THE EXERCISE
Quote all of the data that follows exactly as written, skipping the images.

____

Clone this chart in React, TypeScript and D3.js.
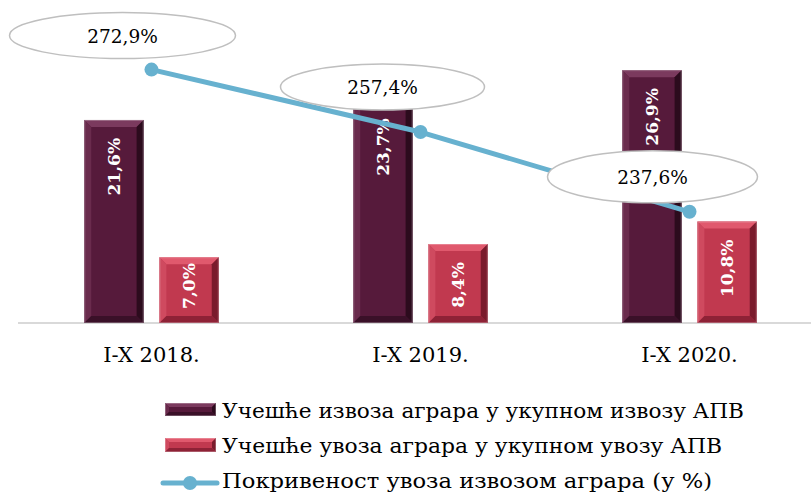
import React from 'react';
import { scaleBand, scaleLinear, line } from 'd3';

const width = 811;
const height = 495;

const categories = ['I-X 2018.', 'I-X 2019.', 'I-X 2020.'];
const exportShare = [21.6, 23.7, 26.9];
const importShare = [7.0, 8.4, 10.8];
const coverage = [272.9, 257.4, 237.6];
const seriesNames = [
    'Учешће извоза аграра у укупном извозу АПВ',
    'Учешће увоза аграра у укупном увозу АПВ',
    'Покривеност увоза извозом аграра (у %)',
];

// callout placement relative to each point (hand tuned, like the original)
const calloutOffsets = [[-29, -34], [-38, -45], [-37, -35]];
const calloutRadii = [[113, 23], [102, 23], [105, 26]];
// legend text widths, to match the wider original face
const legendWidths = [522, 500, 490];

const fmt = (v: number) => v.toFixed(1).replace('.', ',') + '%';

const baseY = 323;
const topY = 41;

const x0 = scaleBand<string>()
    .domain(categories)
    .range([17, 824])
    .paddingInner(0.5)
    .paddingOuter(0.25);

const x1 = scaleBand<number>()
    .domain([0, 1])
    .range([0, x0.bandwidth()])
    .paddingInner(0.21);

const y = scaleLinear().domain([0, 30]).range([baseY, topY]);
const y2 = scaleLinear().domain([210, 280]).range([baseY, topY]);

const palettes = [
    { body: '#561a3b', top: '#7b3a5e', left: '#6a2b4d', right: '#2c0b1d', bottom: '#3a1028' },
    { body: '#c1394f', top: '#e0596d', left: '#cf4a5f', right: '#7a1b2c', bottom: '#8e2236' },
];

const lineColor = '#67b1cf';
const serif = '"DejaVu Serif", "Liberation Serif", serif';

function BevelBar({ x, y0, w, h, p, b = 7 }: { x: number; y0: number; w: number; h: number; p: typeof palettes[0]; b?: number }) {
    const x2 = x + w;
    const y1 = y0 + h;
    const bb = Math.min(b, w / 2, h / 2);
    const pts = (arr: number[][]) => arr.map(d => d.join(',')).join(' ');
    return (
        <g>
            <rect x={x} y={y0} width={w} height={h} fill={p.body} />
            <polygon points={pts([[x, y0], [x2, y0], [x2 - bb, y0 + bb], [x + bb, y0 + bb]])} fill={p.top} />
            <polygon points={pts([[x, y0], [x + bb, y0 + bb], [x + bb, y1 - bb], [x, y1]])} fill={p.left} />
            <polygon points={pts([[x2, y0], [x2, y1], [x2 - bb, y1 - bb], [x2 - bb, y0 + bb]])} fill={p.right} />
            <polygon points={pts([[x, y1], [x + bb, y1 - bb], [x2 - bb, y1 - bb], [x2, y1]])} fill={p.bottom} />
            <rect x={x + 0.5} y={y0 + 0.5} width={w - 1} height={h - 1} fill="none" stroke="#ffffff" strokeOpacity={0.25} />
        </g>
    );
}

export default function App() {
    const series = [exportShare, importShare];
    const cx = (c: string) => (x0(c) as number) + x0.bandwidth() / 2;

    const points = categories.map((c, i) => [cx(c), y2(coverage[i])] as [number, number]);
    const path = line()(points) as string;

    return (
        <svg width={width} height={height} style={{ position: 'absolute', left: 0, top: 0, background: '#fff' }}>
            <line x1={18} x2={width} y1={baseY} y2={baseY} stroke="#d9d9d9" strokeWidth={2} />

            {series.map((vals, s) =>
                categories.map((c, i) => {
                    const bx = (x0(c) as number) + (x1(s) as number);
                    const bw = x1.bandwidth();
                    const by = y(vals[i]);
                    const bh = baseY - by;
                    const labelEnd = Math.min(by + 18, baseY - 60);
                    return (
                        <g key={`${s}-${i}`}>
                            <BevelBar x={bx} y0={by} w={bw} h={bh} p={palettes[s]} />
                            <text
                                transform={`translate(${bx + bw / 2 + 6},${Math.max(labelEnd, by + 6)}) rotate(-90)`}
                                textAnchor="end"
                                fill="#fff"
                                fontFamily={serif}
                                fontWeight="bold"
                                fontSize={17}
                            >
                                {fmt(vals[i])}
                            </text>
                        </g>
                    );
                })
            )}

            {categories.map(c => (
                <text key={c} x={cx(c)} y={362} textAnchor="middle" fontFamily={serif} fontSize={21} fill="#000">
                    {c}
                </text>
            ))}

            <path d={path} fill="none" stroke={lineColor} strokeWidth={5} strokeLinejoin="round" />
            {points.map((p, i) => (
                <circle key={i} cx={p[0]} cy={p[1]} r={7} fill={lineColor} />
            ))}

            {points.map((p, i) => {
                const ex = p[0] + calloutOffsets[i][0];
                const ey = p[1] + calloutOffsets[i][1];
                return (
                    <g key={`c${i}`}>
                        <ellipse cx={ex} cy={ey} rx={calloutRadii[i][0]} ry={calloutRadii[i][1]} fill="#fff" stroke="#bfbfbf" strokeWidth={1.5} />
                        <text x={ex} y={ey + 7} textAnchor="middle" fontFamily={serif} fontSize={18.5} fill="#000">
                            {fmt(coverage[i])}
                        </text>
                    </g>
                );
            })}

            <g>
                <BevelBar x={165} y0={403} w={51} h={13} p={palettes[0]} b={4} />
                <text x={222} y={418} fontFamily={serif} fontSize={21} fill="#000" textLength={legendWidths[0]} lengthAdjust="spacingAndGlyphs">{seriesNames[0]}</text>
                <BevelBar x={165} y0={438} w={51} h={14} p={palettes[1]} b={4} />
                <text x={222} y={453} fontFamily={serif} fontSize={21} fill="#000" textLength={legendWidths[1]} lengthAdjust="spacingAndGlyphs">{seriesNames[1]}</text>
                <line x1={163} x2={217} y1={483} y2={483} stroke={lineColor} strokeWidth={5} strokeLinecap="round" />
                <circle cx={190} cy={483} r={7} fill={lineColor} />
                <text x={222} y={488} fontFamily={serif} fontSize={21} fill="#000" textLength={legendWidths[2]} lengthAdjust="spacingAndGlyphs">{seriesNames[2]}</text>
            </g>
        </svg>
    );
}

____

CORRECT ANSWER
Clone this chart in React, TypeScript and D3.js.
import React from 'react';
import { scaleBand, scaleLinear, line } from 'd3';

const width = 811;
const height = 495;

const categories = ['I-X 2018.', 'I-X 2019.', 'I-X 2020.'];
const exportShare = [21.6, 23.7, 26.9];
const importShare = [7.0, 8.4, 10.8];
const coverage = [272.9, 257.4, 237.6];
const seriesNames = [
    'Учешће извоза аграра у укупном извозу АПВ',
    'Учешће увоза аграра у укупном увозу АПВ',
    'Покривеност увоза извозом аграра (у %)',
];

// callout placement relative to each point (hand tuned, like the original)
const calloutOffsets = [[-29, -34], [-38, -45], [-37, -35]];
const calloutRadii = [[113, 23], [102, 23], [105, 26]];
// legend text widths, to match the wider original face
const legendWidths = [522, 500, 490];

const fmt = (v: number) => v.toFixed(1).replace('.', ',') + '%';

const baseY = 323;
const topY = 41;

const x0 = scaleBand<string>()
    .domain(categories)
    .range([17, 824])
    .paddingInner(0.5)
    .paddingOuter(0.25);

const x1 = scaleBand<number>()
    .domain([0, 1])
    .range([0, x0.bandwidth()])
    .paddingInner(0.21);

const y = scaleLinear().domain([0, 30]).range([baseY, topY]);
const y2 = scaleLinear().domain([210, 280]).range([baseY, topY]);

const palettes = [
    { body: '#561a3b', top: '#7b3a5e', left: '#6a2b4d', right: '#2c0b1d', bottom: '#3a1028' },
    { body: '#c1394f', top: '#e0596d', left: '#cf4a5f', right: '#7a1b2c', bottom: '#8e2236' },
];

const lineColor = '#67b1cf';
const serif = '"DejaVu Serif", "Liberation Serif", serif';

function BevelBar({ x, y0, w, h, p, b = 7 }: { x: number; y0: number; w: number; h: number; p: typeof palettes[0]; b?: number }) {
    const x2 = x + w;
    const y1 = y0 + h;
    const bb = Math.min(b, w / 2, h / 2);
    const pts = (arr: number[][]) => arr.map(d => d.join(',')).join(' ');
    return (
        <g>
            <rect x={x} y={y0} width={w} height={h} fill={p.body} />
            <polygon points={pts([[x, y0], [x2, y0], [x2 - bb, y0 + bb], [x + bb, y0 + bb]])} fill={p.top} />
            <polygon points={pts([[x, y0], [x + bb, y0 + bb], [x + bb, y1 - bb], [x, y1]])} fill={p.left} />
            <polygon points={pts([[x2, y0], [x2, y1], [x2 - bb, y1 - bb], [x2 - bb, y0 + bb]])} fill={p.right} />
            <polygon points={pts([[x, y1], [x + bb, y1 - bb], [x2 - bb, y1 - bb], [x2, y1]])} fill={p.bottom} />
            <rect x={x + 0.5} y={y0 + 0.5} width={w - 1} height={h - 1} fill="none" stroke="#ffffff" strokeOpacity={0.25} />
        </g>
    );
}

export default function App() {
    const series = [exportShare, importShare];
    const cx = (c: string) => (x0(c) as number) + x0.bandwidth() / 2;

    const points = categories.map((c, i) => [cx(c), y2(coverage[i])] as [number, number]);
    const path = line()(points) as string;

    return (
        <svg width={width} height={height} style={{ position: 'absolute', left: 0, top: 0, background: '#fff' }}>
            <line x1={18} x2={width} y1={baseY} y2={baseY} stroke="#d9d9d9" strokeWidth={2} />

            {series.map((vals, s) =>
                categories.map((c, i) => {
                    const bx = (x0(c) as number) + (x1(s) as number);
                    const bw = x1.bandwidth();
                    const by = y(vals[i]);
                    const bh = baseY - by;
                    const labelEnd = Math.min(by + 18, baseY - 60);
                    return (
                        <g key={`${s}-${i}`}>
                            <BevelBar x={bx} y0={by} w={bw} h={bh} p={palettes[s]} />
                            <text
                                transform={`translate(${bx + bw / 2 + 6},${Math.max(labelEnd, by + 6)}) rotate(-90)`}
                                textAnchor="end"
                                fill="#fff"
                                fontFamily={serif}
                                fontWeight="bold"
                                fontSize={17}
                            >
                                {fmt(vals[i])}
                            </text>
                        </g>
                    );
                })
            )}

            {categories.map(c => (
                <text key={c} x={cx(c)} y={362} textAnchor="middle" fontFamily={serif} fontSize={21} fill="#000">
                    {c}
                </text>
            ))}

            <path d={path} fill="none" stroke={lineColor} strokeWidth={5} strokeLinejoin="round" />
            {points.map((p, i) => (
                <circle key={i} cx={p[0]} cy={p[1]} r={7} fill={lineColor} />
            ))}

            {points.map((p, i) => {
                const ex = p[0] + calloutOffsets[i][0];
                const ey = p[1] + calloutOffsets[i][1];
                return (
                    <g key={`c${i}`}>
                        <ellipse cx={ex} cy={ey} rx={calloutRadii[i][0]} ry={calloutRadii[i][1]} fill="#fff" stroke="#bfbfbf" strokeWidth={1.5} />
                        <text x={ex} y={ey + 7} textAnchor="middle" fontFamily={serif} fontSize={18.5} fill="#000">
                            {fmt(coverage[i])}
                        </text>
                    </g>
                );
            })}

            <g>
                <BevelBar x={165} y0={403} w={51} h={13} p={palettes[0]} b={4} />
                <text x={222} y={418} fontFamily={serif} fontSize={21} fill="#000" textLength={legendWidths[0]} lengthAdjust="spacingAndGlyphs">{seriesNames[0]}</text>
                <BevelBar x={165} y0={438} w={51} h={14} p={palettes[1]} b={4} />
                <text x={222} y={453} fontFamily={serif} fontSize={21} fill="#000" textLength={legendWidths[1]} lengthAdjust="spacingAndGlyphs">{seriesNames[1]}</text>
                <line x1={163} x2={217} y1={483} y2={483} stroke={lineColor} strokeWidth={5} strokeLinecap="round" />
                <circle cx={190} cy={483} r={7} fill={lineColor} />
                <text x={222} y={488} fontFamily={serif} fontSize={21} fill="#000" textLength={legendWidths[2]} lengthAdjust="spacingAndGlyphs">{seriesNames[2]}</text>
            </g>
        </svg>
    );
}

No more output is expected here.